DESCRIPTION OF THE TASK:
Each line below is to be written out in full, exactly as shown.

RECORDED DATA:
+++

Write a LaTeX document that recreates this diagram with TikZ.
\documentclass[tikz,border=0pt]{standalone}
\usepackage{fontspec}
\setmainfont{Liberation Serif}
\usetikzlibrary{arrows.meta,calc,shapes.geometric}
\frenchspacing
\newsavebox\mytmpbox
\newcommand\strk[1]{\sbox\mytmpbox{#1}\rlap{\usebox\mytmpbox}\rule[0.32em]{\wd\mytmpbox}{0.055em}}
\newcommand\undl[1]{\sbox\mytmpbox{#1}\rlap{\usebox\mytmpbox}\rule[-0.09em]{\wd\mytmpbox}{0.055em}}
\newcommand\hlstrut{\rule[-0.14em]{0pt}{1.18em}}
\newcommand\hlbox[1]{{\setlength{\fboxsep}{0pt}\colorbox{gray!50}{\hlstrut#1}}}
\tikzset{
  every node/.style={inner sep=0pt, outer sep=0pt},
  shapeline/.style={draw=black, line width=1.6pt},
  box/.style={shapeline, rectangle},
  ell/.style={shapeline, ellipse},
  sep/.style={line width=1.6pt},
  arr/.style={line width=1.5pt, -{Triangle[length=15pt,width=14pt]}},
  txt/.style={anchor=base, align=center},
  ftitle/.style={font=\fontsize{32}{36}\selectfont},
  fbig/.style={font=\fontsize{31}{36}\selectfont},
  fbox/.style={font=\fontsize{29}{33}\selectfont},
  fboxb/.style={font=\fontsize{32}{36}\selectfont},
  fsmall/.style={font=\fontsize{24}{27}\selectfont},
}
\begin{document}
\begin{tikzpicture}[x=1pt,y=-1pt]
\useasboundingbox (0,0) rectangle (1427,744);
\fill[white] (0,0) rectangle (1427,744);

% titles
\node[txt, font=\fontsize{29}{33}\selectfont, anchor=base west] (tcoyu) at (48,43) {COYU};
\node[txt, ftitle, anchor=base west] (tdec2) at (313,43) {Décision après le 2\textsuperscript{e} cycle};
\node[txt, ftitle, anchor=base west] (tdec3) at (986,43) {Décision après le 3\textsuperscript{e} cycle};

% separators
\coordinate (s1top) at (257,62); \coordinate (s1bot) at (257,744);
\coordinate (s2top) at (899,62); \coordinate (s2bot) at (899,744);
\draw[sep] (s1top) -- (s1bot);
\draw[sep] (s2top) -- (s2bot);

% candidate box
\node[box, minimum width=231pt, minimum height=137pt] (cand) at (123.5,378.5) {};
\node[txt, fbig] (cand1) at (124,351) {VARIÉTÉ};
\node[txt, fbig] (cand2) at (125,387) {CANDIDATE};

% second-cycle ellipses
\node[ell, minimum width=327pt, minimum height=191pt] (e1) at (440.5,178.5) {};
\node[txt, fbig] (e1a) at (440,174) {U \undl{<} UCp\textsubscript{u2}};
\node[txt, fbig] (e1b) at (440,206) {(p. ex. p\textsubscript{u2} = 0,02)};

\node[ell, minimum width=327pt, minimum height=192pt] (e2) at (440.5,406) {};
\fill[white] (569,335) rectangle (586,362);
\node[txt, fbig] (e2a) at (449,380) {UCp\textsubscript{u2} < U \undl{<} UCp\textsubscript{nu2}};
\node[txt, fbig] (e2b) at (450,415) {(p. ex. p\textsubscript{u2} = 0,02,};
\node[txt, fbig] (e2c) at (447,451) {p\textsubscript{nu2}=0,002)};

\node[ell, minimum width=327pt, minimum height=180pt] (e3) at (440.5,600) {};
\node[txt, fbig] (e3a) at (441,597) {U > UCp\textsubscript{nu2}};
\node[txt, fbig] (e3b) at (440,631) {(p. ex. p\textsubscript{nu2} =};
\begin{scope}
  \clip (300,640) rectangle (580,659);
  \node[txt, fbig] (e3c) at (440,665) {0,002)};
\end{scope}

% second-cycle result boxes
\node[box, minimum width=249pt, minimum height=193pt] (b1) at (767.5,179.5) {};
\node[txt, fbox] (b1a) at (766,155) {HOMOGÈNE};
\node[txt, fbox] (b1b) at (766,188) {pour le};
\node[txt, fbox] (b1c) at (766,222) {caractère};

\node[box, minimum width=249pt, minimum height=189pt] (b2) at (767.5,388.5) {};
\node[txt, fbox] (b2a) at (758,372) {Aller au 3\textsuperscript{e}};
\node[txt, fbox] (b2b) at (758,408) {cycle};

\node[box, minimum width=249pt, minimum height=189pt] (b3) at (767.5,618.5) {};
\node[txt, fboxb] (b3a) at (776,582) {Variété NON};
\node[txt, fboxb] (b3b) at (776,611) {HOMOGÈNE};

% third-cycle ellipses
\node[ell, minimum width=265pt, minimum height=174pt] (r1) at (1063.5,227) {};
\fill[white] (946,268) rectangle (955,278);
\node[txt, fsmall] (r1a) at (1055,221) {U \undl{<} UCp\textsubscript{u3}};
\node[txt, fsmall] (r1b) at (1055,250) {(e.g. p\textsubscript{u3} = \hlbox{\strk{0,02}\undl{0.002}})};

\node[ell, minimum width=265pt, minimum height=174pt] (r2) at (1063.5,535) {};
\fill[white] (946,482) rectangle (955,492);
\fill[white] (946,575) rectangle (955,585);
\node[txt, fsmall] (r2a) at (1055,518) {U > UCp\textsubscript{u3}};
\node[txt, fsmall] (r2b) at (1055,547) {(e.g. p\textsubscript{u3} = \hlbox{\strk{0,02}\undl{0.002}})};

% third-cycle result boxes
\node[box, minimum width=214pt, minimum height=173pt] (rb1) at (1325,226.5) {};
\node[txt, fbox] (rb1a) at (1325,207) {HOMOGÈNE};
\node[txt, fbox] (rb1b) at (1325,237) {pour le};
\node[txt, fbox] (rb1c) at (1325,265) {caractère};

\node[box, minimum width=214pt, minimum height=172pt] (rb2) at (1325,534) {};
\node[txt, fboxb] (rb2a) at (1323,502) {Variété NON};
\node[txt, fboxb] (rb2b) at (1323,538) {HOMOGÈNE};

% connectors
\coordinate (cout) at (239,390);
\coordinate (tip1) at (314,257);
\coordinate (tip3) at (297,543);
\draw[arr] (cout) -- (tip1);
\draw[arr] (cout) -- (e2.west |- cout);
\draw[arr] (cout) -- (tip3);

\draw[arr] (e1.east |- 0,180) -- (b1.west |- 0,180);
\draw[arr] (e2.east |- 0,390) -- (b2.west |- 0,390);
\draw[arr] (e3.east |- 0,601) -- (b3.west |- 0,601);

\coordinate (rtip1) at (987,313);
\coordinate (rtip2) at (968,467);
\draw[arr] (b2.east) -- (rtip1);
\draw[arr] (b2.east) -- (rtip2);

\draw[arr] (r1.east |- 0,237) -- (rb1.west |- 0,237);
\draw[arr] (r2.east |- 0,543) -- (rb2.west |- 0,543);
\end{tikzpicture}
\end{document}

+++

ANSWER TO THE TASK:
Write a LaTeX document that recreates this diagram with TikZ.
\documentclass[tikz,border=0pt]{standalone}
\usepackage{fontspec}
\setmainfont{Liberation Serif}
\usetikzlibrary{arrows.meta,calc,shapes.geometric}
\frenchspacing
\newsavebox\mytmpbox
\newcommand\strk[1]{\sbox\mytmpbox{#1}\rlap{\usebox\mytmpbox}\rule[0.32em]{\wd\mytmpbox}{0.055em}}
\newcommand\undl[1]{\sbox\mytmpbox{#1}\rlap{\usebox\mytmpbox}\rule[-0.09em]{\wd\mytmpbox}{0.055em}}
\newcommand\hlstrut{\rule[-0.14em]{0pt}{1.18em}}
\newcommand\hlbox[1]{{\setlength{\fboxsep}{0pt}\colorbox{gray!50}{\hlstrut#1}}}
\tikzset{
  every node/.style={inner sep=0pt, outer sep=0pt},
  shapeline/.style={draw=black, line width=1.6pt},
  box/.style={shapeline, rectangle},
  ell/.style={shapeline, ellipse},
  sep/.style={line width=1.6pt},
  arr/.style={line width=1.5pt, -{Triangle[length=15pt,width=14pt]}},
  txt/.style={anchor=base, align=center},
  ftitle/.style={font=\fontsize{32}{36}\selectfont},
  fbig/.style={font=\fontsize{31}{36}\selectfont},
  fbox/.style={font=\fontsize{29}{33}\selectfont},
  fboxb/.style={font=\fontsize{32}{36}\selectfont},
  fsmall/.style={font=\fontsize{24}{27}\selectfont},
}
\begin{document}
\begin{tikzpicture}[x=1pt,y=-1pt]
\useasboundingbox (0,0) rectangle (1427,744);
\fill[white] (0,0) rectangle (1427,744);

% titles
\node[txt, font=\fontsize{29}{33}\selectfont, anchor=base west] (tcoyu) at (48,43) {COYU};
\node[txt, ftitle, anchor=base west] (tdec2) at (313,43) {Décision après le 2\textsuperscript{e} cycle};
\node[txt, ftitle, anchor=base west] (tdec3) at (986,43) {Décision après le 3\textsuperscript{e} cycle};

% separators
\coordinate (s1top) at (257,62); \coordinate (s1bot) at (257,744);
\coordinate (s2top) at (899,62); \coordinate (s2bot) at (899,744);
\draw[sep] (s1top) -- (s1bot);
\draw[sep] (s2top) -- (s2bot);

% candidate box
\node[box, minimum width=231pt, minimum height=137pt] (cand) at (123.5,378.5) {};
\node[txt, fbig] (cand1) at (124,351) {VARIÉTÉ};
\node[txt, fbig] (cand2) at (125,387) {CANDIDATE};

% second-cycle ellipses
\node[ell, minimum width=327pt, minimum height=191pt] (e1) at (440.5,178.5) {};
\node[txt, fbig] (e1a) at (440,174) {U \undl{<} UCp\textsubscript{u2}};
\node[txt, fbig] (e1b) at (440,206) {(p. ex. p\textsubscript{u2} = 0,02)};

\node[ell, minimum width=327pt, minimum height=192pt] (e2) at (440.5,406) {};
\fill[white] (569,335) rectangle (586,362);
\node[txt, fbig] (e2a) at (449,380) {UCp\textsubscript{u2} < U \undl{<} UCp\textsubscript{nu2}};
\node[txt, fbig] (e2b) at (450,415) {(p. ex. p\textsubscript{u2} = 0,02,};
\node[txt, fbig] (e2c) at (447,451) {p\textsubscript{nu2}=0,002)};

\node[ell, minimum width=327pt, minimum height=180pt] (e3) at (440.5,600) {};
\node[txt, fbig] (e3a) at (441,597) {U > UCp\textsubscript{nu2}};
\node[txt, fbig] (e3b) at (440,631) {(p. ex. p\textsubscript{nu2} =};
\begin{scope}
  \clip (300,640) rectangle (580,659);
  \node[txt, fbig] (e3c) at (440,665) {0,002)};
\end{scope}

% second-cycle result boxes
\node[box, minimum width=249pt, minimum height=193pt] (b1) at (767.5,179.5) {};
\node[txt, fbox] (b1a) at (766,155) {HOMOGÈNE};
\node[txt, fbox] (b1b) at (766,188) {pour le};
\node[txt, fbox] (b1c) at (766,222) {caractère};

\node[box, minimum width=249pt, minimum height=189pt] (b2) at (767.5,388.5) {};
\node[txt, fbox] (b2a) at (758,372) {Aller au 3\textsuperscript{e}};
\node[txt, fbox] (b2b) at (758,408) {cycle};

\node[box, minimum width=249pt, minimum height=189pt] (b3) at (767.5,618.5) {};
\node[txt, fboxb] (b3a) at (776,582) {Variété NON};
\node[txt, fboxb] (b3b) at (776,611) {HOMOGÈNE};

% third-cycle ellipses
\node[ell, minimum width=265pt, minimum height=174pt] (r1) at (1063.5,227) {};
\fill[white] (946,268) rectangle (955,278);
\node[txt, fsmall] (r1a) at (1055,221) {U \undl{<} UCp\textsubscript{u3}};
\node[txt, fsmall] (r1b) at (1055,250) {(e.g. p\textsubscript{u3} = \hlbox{\strk{0,02}\undl{0.002}})};

\node[ell, minimum width=265pt, minimum height=174pt] (r2) at (1063.5,535) {};
\fill[white] (946,482) rectangle (955,492);
\fill[white] (946,575) rectangle (955,585);
\node[txt, fsmall] (r2a) at (1055,518) {U > UCp\textsubscript{u3}};
\node[txt, fsmall] (r2b) at (1055,547) {(e.g. p\textsubscript{u3} = \hlbox{\strk{0,02}\undl{0.002}})};

% third-cycle result boxes
\node[box, minimum width=214pt, minimum height=173pt] (rb1) at (1325,226.5) {};
\node[txt, fbox] (rb1a) at (1325,207) {HOMOGÈNE};
\node[txt, fbox] (rb1b) at (1325,237) {pour le};
\node[txt, fbox] (rb1c) at (1325,265) {caractère};

\node[box, minimum width=214pt, minimum height=172pt] (rb2) at (1325,534) {};
\node[txt, fboxb] (rb2a) at (1323,502) {Variété NON};
\node[txt, fboxb] (rb2b) at (1323,538) {HOMOGÈNE};

% connectors
\coordinate (cout) at (239,390);
\coordinate (tip1) at (314,257);
\coordinate (tip3) at (297,543);
\draw[arr] (cout) -- (tip1);
\draw[arr] (cout) -- (e2.west |- cout);
\draw[arr] (cout) -- (tip3);

\draw[arr] (e1.east |- 0,180) -- (b1.west |- 0,180);
\draw[arr] (e2.east |- 0,390) -- (b2.west |- 0,390);
\draw[arr] (e3.east |- 0,601) -- (b3.west |- 0,601);

\coordinate (rtip1) at (987,313);
\coordinate (rtip2) at (968,467);
\draw[arr] (b2.east) -- (rtip1);
\draw[arr] (b2.east) -- (rtip2);

\draw[arr] (r1.east |- 0,237) -- (rb1.west |- 0,237);
\draw[arr] (r2.east |- 0,543) -- (rb2.west |- 0,543);
\end{tikzpicture}
\end{document}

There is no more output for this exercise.